An intense psychological current will overpower your efforts, no matter how hard you believe your facts to be right or the nobility of your intentions as a provider of knowledge. These principles apply to the other side of the fence as well. Every action against the other will only widen the gap between the two ideologies.
Anybody opinionated on the matter should take a moment to ask themselves some fundamental questions:
- Does my intrinsic call for consistency influence my stance on the issue?
- Have I missed or ignored data that could potentially alter my opinion?
- Am I making matters worse by trying to convince others?
- Why is there a vacuum for different beliefs to rise and thrive in the first place?

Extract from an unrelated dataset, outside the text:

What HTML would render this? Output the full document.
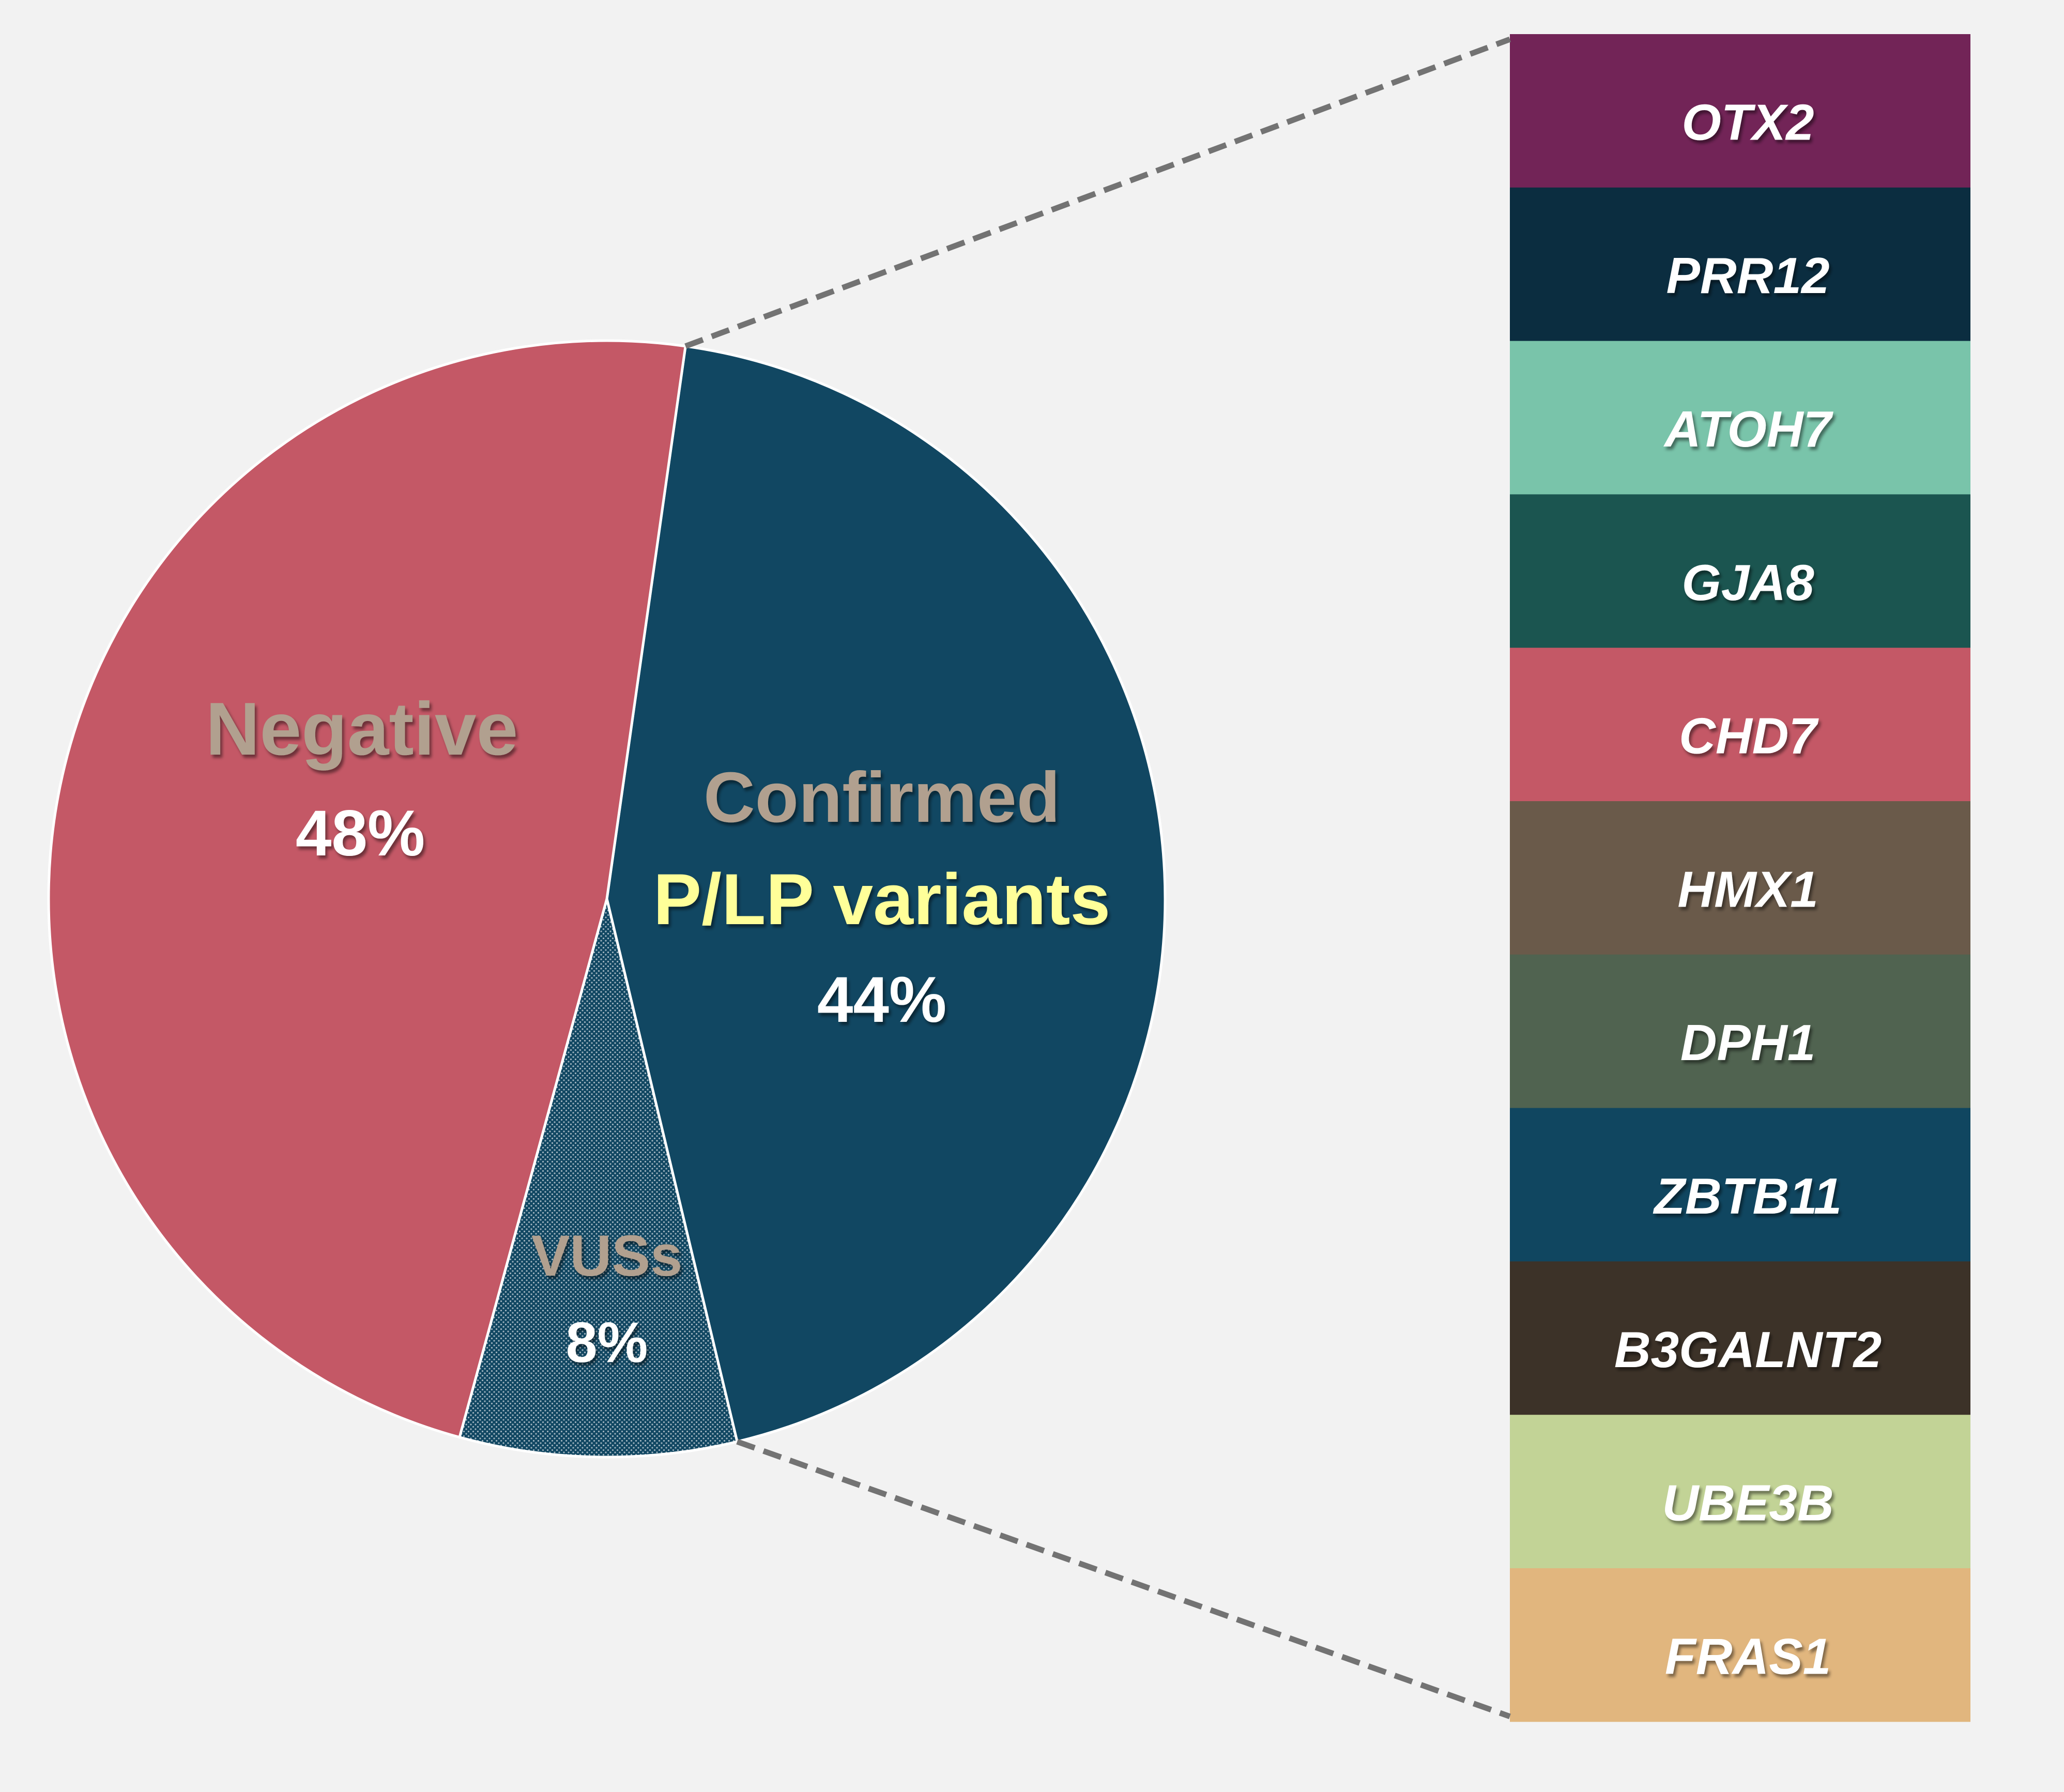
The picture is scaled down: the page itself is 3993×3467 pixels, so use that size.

Charles Mccoy explores the growing skepticism towards vaccines in his piece Why Are Vaccination Rates Dropping in America?

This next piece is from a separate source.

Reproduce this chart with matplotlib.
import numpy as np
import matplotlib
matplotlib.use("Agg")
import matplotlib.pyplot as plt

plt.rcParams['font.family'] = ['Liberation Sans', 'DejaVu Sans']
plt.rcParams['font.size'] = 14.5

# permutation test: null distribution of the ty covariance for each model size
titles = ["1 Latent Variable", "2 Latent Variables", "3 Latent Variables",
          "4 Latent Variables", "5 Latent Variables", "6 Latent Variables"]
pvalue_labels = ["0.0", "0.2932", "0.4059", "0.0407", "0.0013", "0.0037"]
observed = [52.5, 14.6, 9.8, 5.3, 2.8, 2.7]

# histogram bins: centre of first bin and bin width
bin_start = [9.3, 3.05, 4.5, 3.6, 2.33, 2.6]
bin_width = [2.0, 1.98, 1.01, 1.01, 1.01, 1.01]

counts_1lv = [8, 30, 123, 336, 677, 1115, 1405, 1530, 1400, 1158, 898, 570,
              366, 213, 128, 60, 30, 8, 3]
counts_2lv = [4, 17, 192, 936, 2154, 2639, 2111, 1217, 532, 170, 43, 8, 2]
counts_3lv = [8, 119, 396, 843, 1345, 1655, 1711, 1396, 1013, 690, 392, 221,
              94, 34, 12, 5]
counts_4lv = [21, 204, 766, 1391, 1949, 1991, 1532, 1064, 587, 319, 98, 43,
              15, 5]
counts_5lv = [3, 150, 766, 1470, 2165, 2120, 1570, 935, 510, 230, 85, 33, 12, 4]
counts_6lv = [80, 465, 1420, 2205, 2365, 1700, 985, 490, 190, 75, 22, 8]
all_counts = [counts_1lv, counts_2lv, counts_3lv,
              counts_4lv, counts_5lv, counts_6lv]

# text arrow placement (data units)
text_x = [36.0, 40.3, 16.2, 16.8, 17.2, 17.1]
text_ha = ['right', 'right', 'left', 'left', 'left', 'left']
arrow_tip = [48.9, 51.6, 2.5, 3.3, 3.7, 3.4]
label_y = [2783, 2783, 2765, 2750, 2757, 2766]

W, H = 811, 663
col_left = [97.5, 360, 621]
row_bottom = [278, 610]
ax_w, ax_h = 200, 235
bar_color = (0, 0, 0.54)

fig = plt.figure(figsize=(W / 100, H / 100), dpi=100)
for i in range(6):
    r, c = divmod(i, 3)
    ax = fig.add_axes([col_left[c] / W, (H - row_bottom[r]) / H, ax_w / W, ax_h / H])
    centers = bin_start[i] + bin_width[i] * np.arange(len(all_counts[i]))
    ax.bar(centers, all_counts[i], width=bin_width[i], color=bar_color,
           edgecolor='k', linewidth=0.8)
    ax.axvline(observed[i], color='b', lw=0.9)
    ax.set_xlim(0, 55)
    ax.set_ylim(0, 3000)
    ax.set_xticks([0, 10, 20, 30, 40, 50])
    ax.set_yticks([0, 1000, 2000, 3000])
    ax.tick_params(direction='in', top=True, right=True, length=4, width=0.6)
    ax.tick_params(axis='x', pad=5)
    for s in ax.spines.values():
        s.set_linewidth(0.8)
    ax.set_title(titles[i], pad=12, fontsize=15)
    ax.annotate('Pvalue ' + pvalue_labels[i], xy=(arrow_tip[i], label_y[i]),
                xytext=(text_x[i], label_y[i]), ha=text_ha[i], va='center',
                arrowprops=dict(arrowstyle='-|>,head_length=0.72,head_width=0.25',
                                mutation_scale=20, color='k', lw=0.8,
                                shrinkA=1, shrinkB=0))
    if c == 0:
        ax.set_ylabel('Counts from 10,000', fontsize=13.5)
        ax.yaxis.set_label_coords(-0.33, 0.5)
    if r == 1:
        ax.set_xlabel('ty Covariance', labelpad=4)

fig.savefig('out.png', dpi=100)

The author points out that a general decline in civic engagement might fuel for the trend, as well as a growing distrust of institutions.
"It is not just our trust in people that have decayed, but also social institutions. In 1964, 77 percent of the population said that they had trust that those in the federal government would do what was right; by 2014 this number had fallen to 24 percent." — Charles Mccoy, 2015
The same slump emerges for the medical system too:
"Research shows that in 1966, 73 percent of the population believed in the leaders of the medical profession; by 2012 this has fallen to 34 percent, and less than one-quarter (23 percent) of the population has confidence in the U.S. health care system as a whole."

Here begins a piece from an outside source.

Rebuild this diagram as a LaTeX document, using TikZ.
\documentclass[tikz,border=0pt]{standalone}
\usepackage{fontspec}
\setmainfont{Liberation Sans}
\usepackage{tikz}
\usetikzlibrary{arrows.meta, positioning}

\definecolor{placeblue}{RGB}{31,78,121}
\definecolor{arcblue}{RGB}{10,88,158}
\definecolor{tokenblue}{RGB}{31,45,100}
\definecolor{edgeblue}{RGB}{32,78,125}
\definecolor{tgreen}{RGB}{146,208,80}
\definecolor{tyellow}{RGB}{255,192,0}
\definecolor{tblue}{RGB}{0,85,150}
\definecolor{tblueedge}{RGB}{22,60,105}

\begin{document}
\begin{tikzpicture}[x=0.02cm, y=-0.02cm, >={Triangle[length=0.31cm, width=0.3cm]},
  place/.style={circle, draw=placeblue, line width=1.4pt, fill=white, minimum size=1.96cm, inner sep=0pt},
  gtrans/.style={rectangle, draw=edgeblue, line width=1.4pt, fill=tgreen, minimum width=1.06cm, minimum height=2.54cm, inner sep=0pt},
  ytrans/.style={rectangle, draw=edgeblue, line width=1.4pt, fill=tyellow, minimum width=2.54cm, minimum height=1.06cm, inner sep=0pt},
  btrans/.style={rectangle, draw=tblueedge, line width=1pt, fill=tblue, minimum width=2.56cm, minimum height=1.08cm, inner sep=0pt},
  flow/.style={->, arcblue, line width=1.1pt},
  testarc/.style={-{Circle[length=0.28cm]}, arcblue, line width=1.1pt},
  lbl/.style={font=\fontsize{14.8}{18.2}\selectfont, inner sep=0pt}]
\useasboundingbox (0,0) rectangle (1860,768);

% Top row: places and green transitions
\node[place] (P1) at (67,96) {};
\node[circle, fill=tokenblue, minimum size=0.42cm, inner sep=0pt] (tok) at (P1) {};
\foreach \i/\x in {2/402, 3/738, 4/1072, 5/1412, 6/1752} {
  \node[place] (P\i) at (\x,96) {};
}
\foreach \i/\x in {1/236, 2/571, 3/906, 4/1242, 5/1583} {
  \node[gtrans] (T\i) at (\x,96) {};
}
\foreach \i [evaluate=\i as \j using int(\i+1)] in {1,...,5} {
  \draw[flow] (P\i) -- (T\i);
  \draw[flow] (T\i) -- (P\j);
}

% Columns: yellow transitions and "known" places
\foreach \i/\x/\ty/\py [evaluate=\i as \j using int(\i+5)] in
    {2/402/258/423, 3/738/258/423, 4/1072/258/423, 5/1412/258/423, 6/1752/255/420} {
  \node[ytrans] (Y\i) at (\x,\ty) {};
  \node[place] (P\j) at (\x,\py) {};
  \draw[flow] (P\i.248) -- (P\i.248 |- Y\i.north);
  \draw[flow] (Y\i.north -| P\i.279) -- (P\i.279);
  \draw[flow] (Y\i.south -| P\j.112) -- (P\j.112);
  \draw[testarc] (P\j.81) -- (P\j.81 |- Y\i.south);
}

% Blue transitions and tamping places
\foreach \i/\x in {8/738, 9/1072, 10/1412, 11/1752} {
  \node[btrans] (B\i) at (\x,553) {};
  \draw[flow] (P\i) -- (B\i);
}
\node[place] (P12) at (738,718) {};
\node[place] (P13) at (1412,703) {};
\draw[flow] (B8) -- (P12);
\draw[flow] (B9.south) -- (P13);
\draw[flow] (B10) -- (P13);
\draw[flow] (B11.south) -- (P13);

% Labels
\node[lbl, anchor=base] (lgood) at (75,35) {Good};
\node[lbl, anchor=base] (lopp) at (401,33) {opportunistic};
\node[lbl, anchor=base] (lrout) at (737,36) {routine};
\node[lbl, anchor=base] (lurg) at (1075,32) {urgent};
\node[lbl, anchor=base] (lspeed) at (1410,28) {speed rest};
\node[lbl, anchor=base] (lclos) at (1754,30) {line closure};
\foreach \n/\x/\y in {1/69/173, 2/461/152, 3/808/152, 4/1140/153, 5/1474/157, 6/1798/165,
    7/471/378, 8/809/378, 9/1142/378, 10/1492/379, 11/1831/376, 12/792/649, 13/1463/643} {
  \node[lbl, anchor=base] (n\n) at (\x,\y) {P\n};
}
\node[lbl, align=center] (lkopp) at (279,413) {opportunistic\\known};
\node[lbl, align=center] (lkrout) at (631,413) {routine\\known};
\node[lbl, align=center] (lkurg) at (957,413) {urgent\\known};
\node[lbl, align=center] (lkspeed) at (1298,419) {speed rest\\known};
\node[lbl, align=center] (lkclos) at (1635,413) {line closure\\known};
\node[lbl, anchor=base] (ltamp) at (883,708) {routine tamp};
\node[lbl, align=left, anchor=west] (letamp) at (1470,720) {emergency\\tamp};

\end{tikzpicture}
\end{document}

Vaccines might have been the ideal solution to infectious diseases in the past, but perhaps more efficient methods have yet to be discovered?Governmental and medical agencies must innovate to correct the rising distrust or infectious diseases will thrive again.
The system has made mistakes in the past. Think of barbaric practices such as bloodletting or heroin as cough syrup and lobotomies for hyperactive children. The fallible entity that approved of these treatments is still calling the shots today.
The medical community refused to acknowledge Edward Jenner's findings until three decades after his death. Are there potential answers buried under a stubborn paternalism that has haunted medicine since the days of Hippocrates of Ancient Greece?
There also could be other factors fuelling the return of these old foes. Are there such things as vaccine-resistant viruses which have evolved against our now potentially obsolete defenses? You see this adaptation occur with bacteria against antibiotics. Viruses are mysterious forces of nature and human knowledge on the matter remains in its infancy. Are experts missing something crucial to eradicating infectious diseases entirely?
The future is hazy for the species. Perhaps the crisis has already passed a tipping point of no return, and current institutions in power will collapse as did the Romans or the British imperial empire and French monarchy of the 18th century. A new and improved system will rise out of the chaos, and anybody who failed to prepare will find themselves out of authority. Revolutions are historically inevitable. These current trends could foreshadow a bitter divorce between state and health care, along with radical social changes in the decades to come.
Edward Jenner had the courage to challenge the norm and provide a groundbreaking solution which ended up saving countless lives. He paid attention to anecdotal evidence and was not afraid of experimentation to verify his theory.
Consistent problems call for revised solutions. New strength lies in the pocket sized devices connected to the wealth of human knowledge that unites minds and displays data like never before in history. Everyone can keep fighting over opposing beliefs or work as a team to find better answers that will benefit all; the choice is ours.